The trouble is, many directors and producers refuse to be moved from their "vision". Not long ago I was on a shoot where a small boy was to be pictured exuberantly mashing potatoes. The bright "sunlight" used to illuminate him meant that his shadow strongly suggested a stabbing scene from a Hammer horror movie. It was gently suggested that the light was a bit odd, but they were having none of it, so the shot went ahead, looking somewhat insane. Amusingly, it didn't make the final version, so apparently reason prevailed during the editing process. 

Not to be a name-dropper or anything, but the late, great Anthony Minghella was mixing the sound for Cold Mountain when I was working at a recording studio (about 11 years ago: one of my very first jobs!) With enormous talent AND humility, he was simply one of the nicest humans beings I have ever met. Among other things, he bothered to learn and use everyone's names; it doesn't sound like a big deal, but it meant a lot to a lowly runner.

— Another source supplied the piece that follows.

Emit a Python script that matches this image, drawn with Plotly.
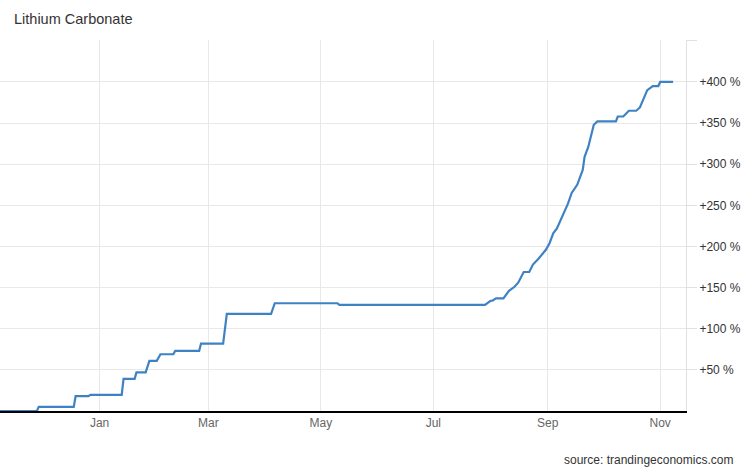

He would also pop out of his edit and ask whoever was hanging around in reception (normally me / my gossip-partners) to come in and listen to a bit of the film. Then he'd ask us what we understood of the dialogue, and if it wasn't what he had intended that scene to mean, he'd make the necessary cuts. Why can't all film-makers be this logical? 

He's also the reason I despise directors who make a lot of noise and 
throw their weight around; it just isn't necessary if you know what you're doing.

One last bit of Jamaica Inn criticism: only Hitchcock can get away with changing around Daphne du Maurier stories. For a start, Jem Merlyn is supposed to be sexy; a cocky, devil-may-care, young-George-Clooney type, not a bedraggled everyman. In the book, it takes a while for Mary to warm up to him (making their romance a bit of a twist) but Jessica Brown Findlay's Mary was rolling her eyes at him like a heifer in heat from their very first meeting. Also, the costumes were horrible. So there!